After Erin, Ed Wiltse asked if prison education can return the university to core values? He said that from teaching behind bars with a mix of university and incarcerated students, the lessons he’s learned include: 1) who’s classroom, our classroom; 2) voice and authority means everyone’s 3) who’s text, our text. He then turned to Dewey: The community’s purpose is to educate and move forward.

James Kilgore (pictured above on the left) said his commitment to mass incarceration comes from his heart, and from being incarcerated as well as an educator. So when he began to cry, he moved us all. Then Wham: “I was an educator before I went to prison.” When he was in prison he wanted to teach other prisoners but the person who ran education in prison said only if you sit people in their race groups. He refused – this was a man who had been to South Africa and fought against Apartheid– so he said to that teacher, “I will get them to agree.” And the men did. From this and from his own amazing experience with EJP, he concluded: the movement of the oppressed must be lead by these who are oppressed.

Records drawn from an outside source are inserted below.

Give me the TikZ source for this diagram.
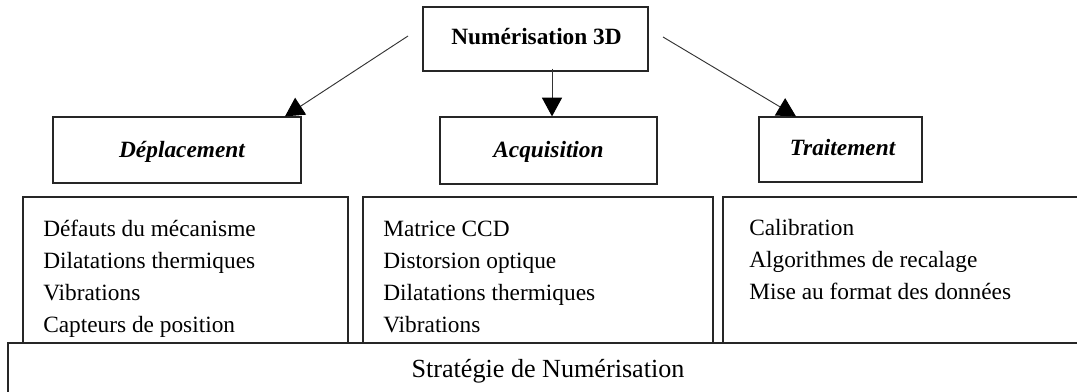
\documentclass[tikz,border=0pt]{standalone}
\usepackage{fontspec}
\setmainfont{Liberation Serif}
\usetikzlibrary{fit,calc,arrows.meta}
\begin{document}
\begin{tikzpicture}[x=0.75pt,y=-0.75pt,
  box/.style={draw=black!85, line width=0.9pt, inner sep=0pt, fill=white},
  txt/.style={font=\fontsize{17.5}{24}\selectfont},
  lst/.style={txt, anchor=base west, inner sep=0pt, align=left},
  head/.style={anchor=base, inner sep=0pt, font=\fontsize{17.5}{21}\selectfont\bfseries\itshape},
  toph/.style={anchor=base, inner sep=0pt, font=\fontsize{17.5}{21}\selectfont\bfseries},
  arr/.style={draw=black!80, line width=0.7pt, -{Triangle[length=14pt,width=15pt,color=black]}}
]
\useasboundingbox (0,0) rectangle (1077,392);
\clip (0,0) rectangle (1077,392);

% top and category boxes
\node[box, fit={(423,7)(648,71)}] (top) {};
\node[box, fit={(53,117)(301,183)}] (dep) {};
\node[box, fit={(440,117)(657,184)}] (acq) {};
\node[box, fit={(759,117)(922,182)}] (tra) {};
\node[toph] (ttop) at ($(top.center)+(1,6)$) {Numérisation 3D};
\node[head] (tdh) at ($(dep.center)+(5,7)$) {Déplacement};
\node[head] (tah) at ($(acq.center)+(0,7)$) {Acquisition};
\node[head] (tth) at ($(tra.center)+(2,6)$) {Traitement};

% list boxes
\node[box, fit={(23,197)(348,343)}] (ldep) {};
\node[box, fit={(363,197)(713,343)}] (lacq) {};
\node[box, fit={(723,197)(1095,343)}] (ltra) {};
\node[box, fit={(8,343)(1095,420)}] (bot) {};

\node[lst] (tdep) at (43,332) {Défauts du mécanisme\\Dilatations thermiques\\Vibrations\\Capteurs de position};
\node[lst] (tacq) at (383,332) {Matrice CCD\\Distorsion optique\\Dilatations thermiques\\Vibrations};
\node[lst] (ttra) at (749,299) {Calibration\\Algorithmes de recalage\\Mise au format des données};
\node[anchor=base, inner sep=0pt, font=\fontsize{19.6}{24}\selectfont] (strat) at (548,377) {Stratégie de Numérisation};

% connectors
\coordinate (sL) at (408,36);
\coordinate (sR) at (663,37);
\coordinate (xL) at (285,0);
\coordinate (xM) at (552,0);
\coordinate (xR) at (796,0);
\draw[arr] (sL) -- (dep.north -| xL);
\draw[arr] ($(top.south -| xM)+(0,-3)$) -- (acq.north -| xM);
\draw[arr] (sR) -- (tra.north -| xR);
\end{tikzpicture}
\end{document}
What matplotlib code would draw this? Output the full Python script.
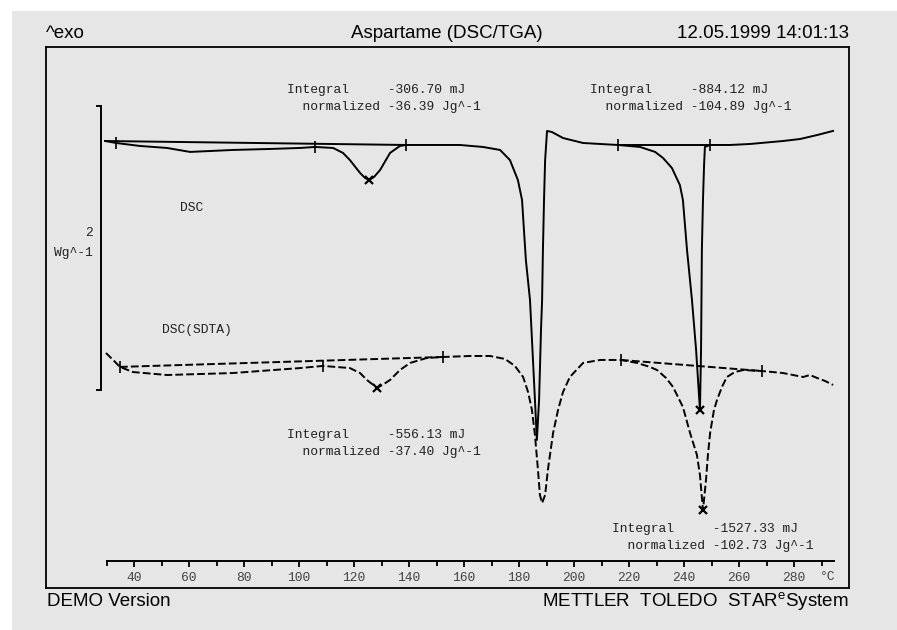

Carl Walker said in some ways he felt incarcerated in higher education with a program called “college to careers.” An audience member responded to the racial segregation so enforced in prison by saying that educators need to turn to their students inside because, “We know how to navigate that space.”

In a session on peer instruction in the prison classroom, professor Jennifer Drew, mentioned that a Spanish language instruction program at BU was begun by Jose Duval, formerly incarcerated student, who spoke by phone at the conference from the Dominican Republic. One of the difficulties of being a peer tutor in the prison classroom is not being seen as a cop. But knowing the subject , he said, was not always as difficult as knowing how to convey the message. Then, Jennifer Drew, who used to run BU higher ed, was supposed to be the prof but she had students teach Spanish because they knew the language. An interesting moment for Jose was when some of the guys wanted him to tell them some of the answers on the test. But they eventually, were able to see that the tutors were serious.

Augie who was a peer instructor in an EJP carceral setting and was in an ESL program called Language Partners,  said it was initiated by a person behind bars. He felt that there was stress on his “free partners” who had to find online resources for them, because as peer teachers inside, they were not allowed resources available on the outside.  He read a paper by Elfuego Nunez who teaches, i.e. is a peer tutor, on the inside. Nunez said that he had a lot of desire to help men speak English because they wanted the power to talk to their doctors, read to their kids, and learn. For him, teaching was a honor, and while the work was voluntary and not eligible for good time, it was worth it.

The last session of the day that I went to was on Literature, and it included Sarah Higinbottom and Bill Taft from the Common Good program in Atlanta. Discussions of students gaining from making their own books, engaging in challenges such as Milton and Shakespeare are up my alley. I talked about the work I did at Framingham Women’s Prison, directing plays, showed a clip of Merchant of Venice and then poured my heart out about Changing Lives Through Literature. What a day.